Name Type Description
controller_runtime_active_workers gauge Number of currently used workers per controller.
controller_runtime_max_concurrent_reconciles gauge Maximum number of concurrent reconciles per controller.
controller_runtime_reconcile_errors_total counter Total number of reconciliation errors per controller.
controller_runtime_reconcile_time_seconds histogram Length of time per reconciliation per controller.
controller_runtime_reconcile_total counter Total number of reconciliations per controller.
controller_runtime_webhook_latency_seconds histogram Histogram of the latency of processing admission requests.
controller_runtime_webhook_requests_in_flight gauge Current number of admission requests being served.
controller_runtime_webhook_requests_total counter Total number of admission requests by HTTP status code.
go_gc_duration_seconds summary A summary of the pause duration of garbage collection cycles.
go_goroutines gauge Number of goroutines that currently exist.
go_info gauge Information about the Go environment.
go_memstats_alloc_bytes gauge Number of bytes allocated and still in use.

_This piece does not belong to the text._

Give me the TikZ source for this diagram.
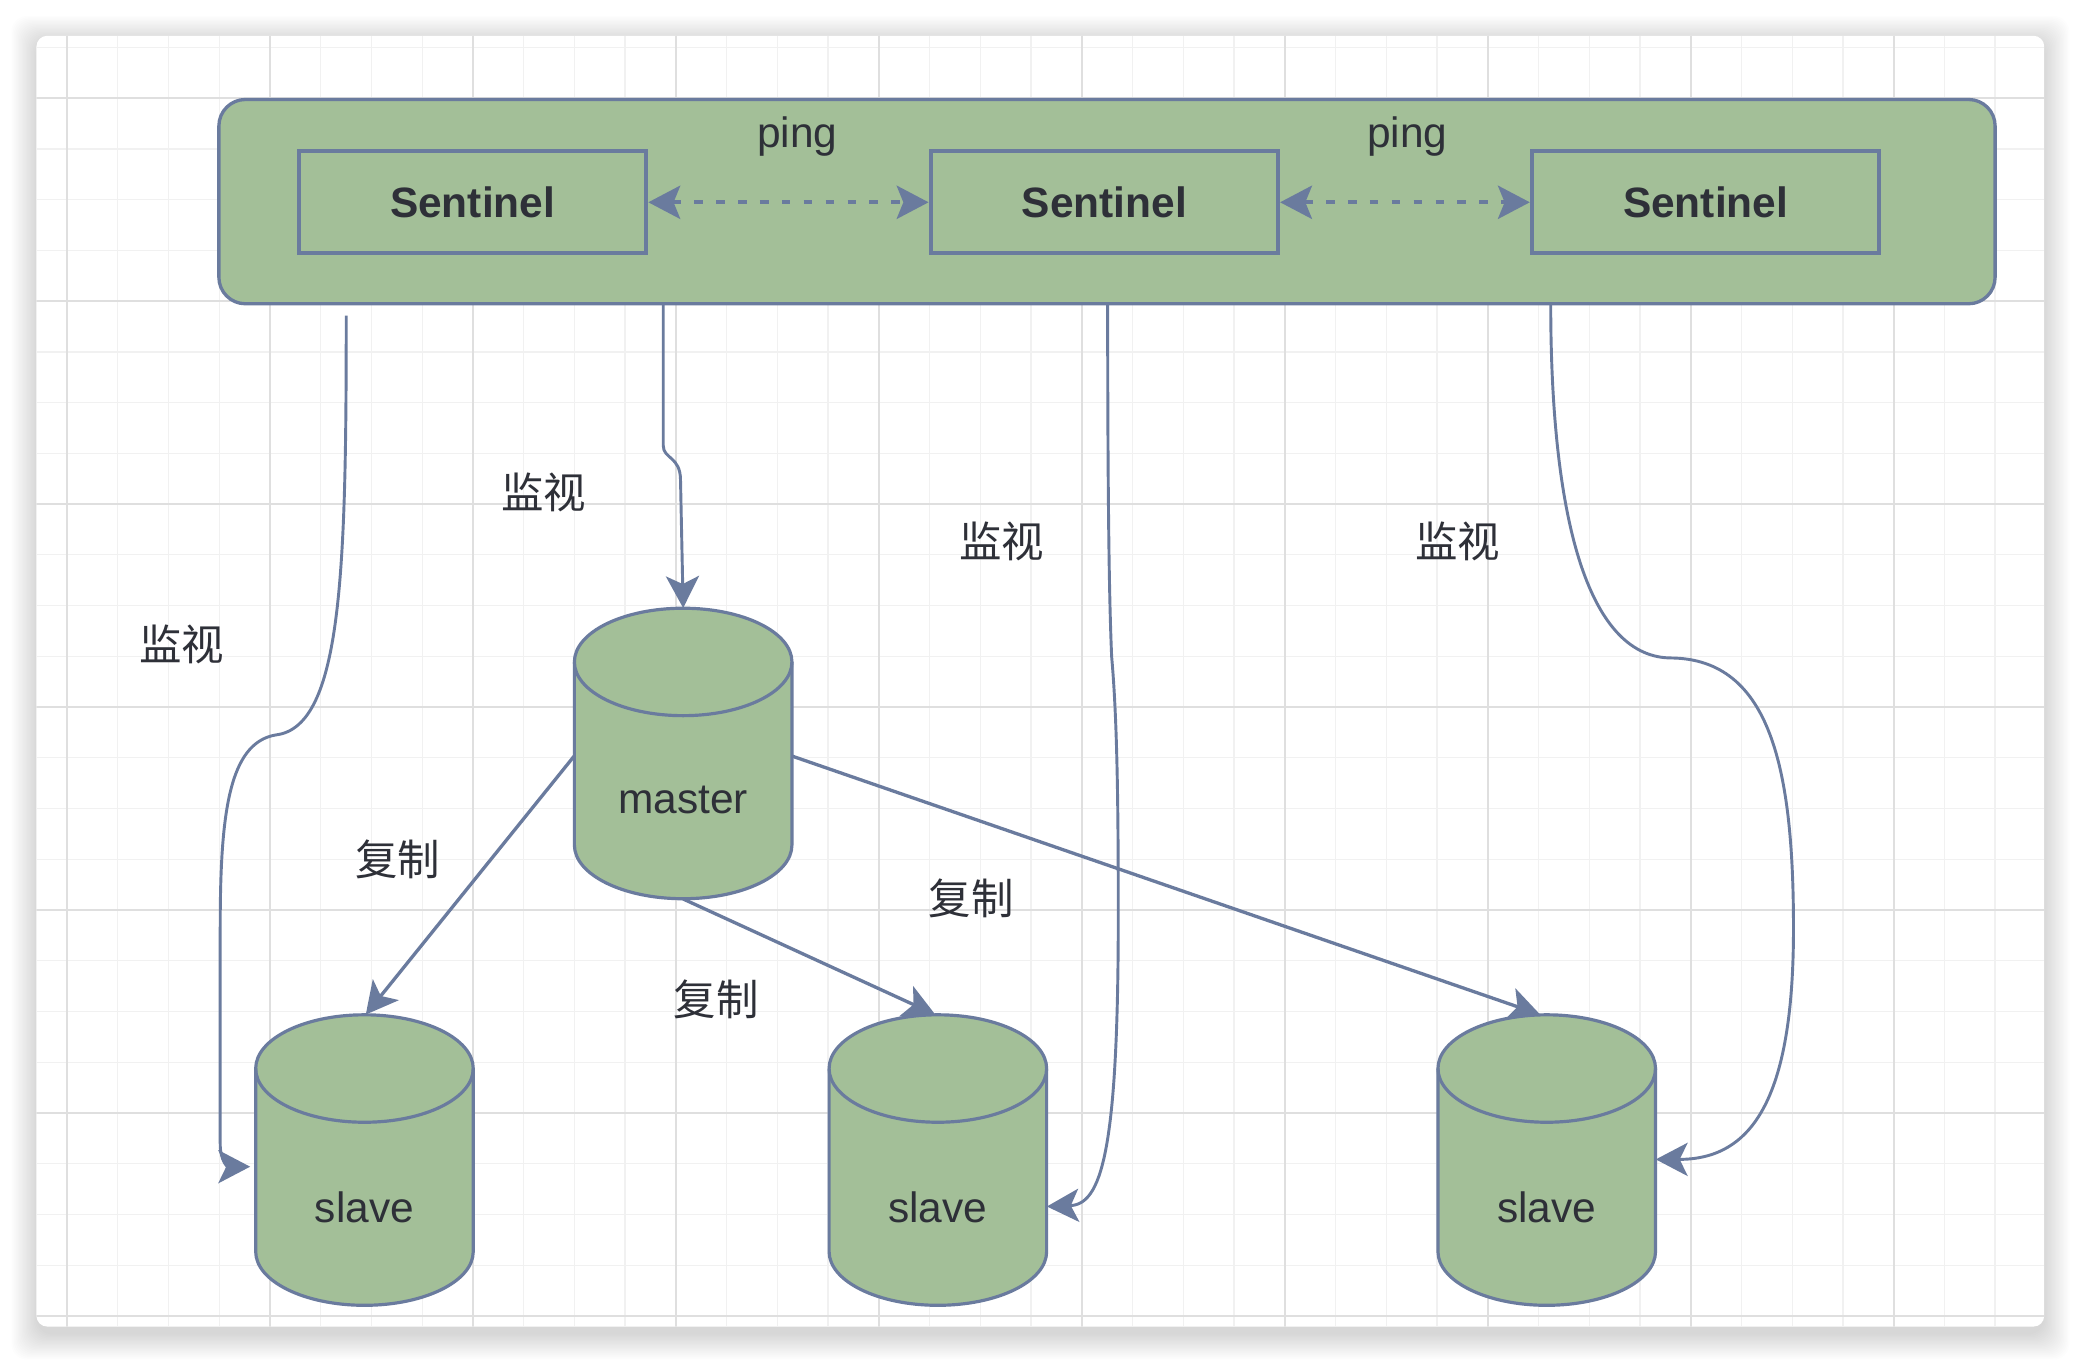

go_memstats_alloc_bytes_total counter Total number of bytes allocated, even if freed.
go_memstats_buck_hash_sys_bytes gauge Number of bytes used by the profiling bucket hash table.
go_memstats_frees_total counter Total number of frees.
go_memstats_gc_sys_bytes gauge Number of bytes used for garbage collection system metadata.
go_memstats_heap_alloc_bytes gauge Number of heap bytes allocated and still in use.
go_memstats_heap_idle_bytes gauge Number of heap bytes waiting to be used.
go_memstats_heap_inuse_bytes gauge Number of heap bytes that are in use.
go_memstats_heap_objects gauge Number of allocated objects.
go_memstats_heap_released_bytes gauge Number of heap bytes released to OS.
go_memstats_heap_sys_bytes gauge Number of heap bytes obtained from system.
go_memstats_last_gc_time_seconds gauge Number of seconds since 1970 of last garbage collection.
go_memstats_lookups_total counter Total number of pointer lookups.
go_memstats_mallocs_total counter Total number of mallocs.
go_memstats_mcache_inuse_bytes gauge Number of bytes in use by mcache structures.
go_memstats_mcache_sys_bytes gauge Number of bytes used for mcache structures obtained from system.
go_memstats_mspan_inuse_bytes gauge Number of bytes in use by mspan structures.
go_memstats_mspan_sys_bytes gauge Number of bytes used for mspan structures obtained from system.
go_memstats_next_gc_bytes gauge Number of heap bytes when next garbage collection will take place.
go_memstats_other_sys_bytes gauge Number of bytes used for other system allocations.
go_memstats_stack_inuse_bytes gauge Number of bytes in use by the stack allocator.
go_memstats_stack_sys_bytes gauge Number of bytes obtained from system for stack allocator.
go_memstats_sys_bytes gauge Number of bytes obtained from system.
go_threads gauge Number of OS threads created.
process_cpu_seconds_total counter Total user and system CPU time spent in seconds.
process_max_fds gauge Maximum number of open file descriptors.
process_open_fds gauge Number of open file descriptors.
process_resident_memory_bytes gauge Resident memory size in bytes.
process_start_time_seconds gauge Start time of the process since unix epoch in seconds.
process_virtual_memory_bytes gauge Virtual memory size in bytes.
process_virtual_memory_max_bytes gauge Maximum amount of virtual memory available in bytes.
vertica_cluster_restart_attempted_total counter The number of times we attempted a full cluster restart.
vertica_cluster_restart_failed_total counter The number of times we failed when attempting a full cluster restart.
vertica_cluster_restart_seconds histogram The number of seconds it took to do a full cluster restart.
vertica_nodes_restart_attempted_total counter The number of times we attempted to restart down nodes.
vertica_nodes_restart_failed_total counter The number of times we failed when trying to restart down nodes.
vertica_nodes_restart_seconds histogram The number of seconds it took to restart down nodes.
vertica_running_nodes_count gauge The number of nodes that have a running pod associated with it.
vertica_subclusters_count gauge The number of subclusters that exist.
vertica_total_nodes_count gauge The number of nodes that currently exist.
vertica_up_nodes_count gauge The number of nodes that have vertica running and can accept connections.
vertica_upgrade_total counter The number of times the operator performed an upgrade caused by an image change.
workqueue_adds_total counter Total number of adds handled by workqueue.
workqueue_depth gauge Current depth of workqueue.
workqueue_longest_running_processor_seconds gauge How many seconds has the longest running processor for workqueue been running.
workqueue_queue_duration_seconds histogram How long in seconds an item stays in workqueue before being requested.
workqueue_retries_total counter Total number of retries handled by workqueue.
workqueue_unfinished_work_seconds gauge How many seconds of work has been done that is in progress and hasn't been observed by work_duration. Large values indicate stuck threads. One can deduce the number of stuck threads by observing the rate at which this increases.
workqueue_work_duration_seconds histogram How long in seconds processing an item from workqueue takes.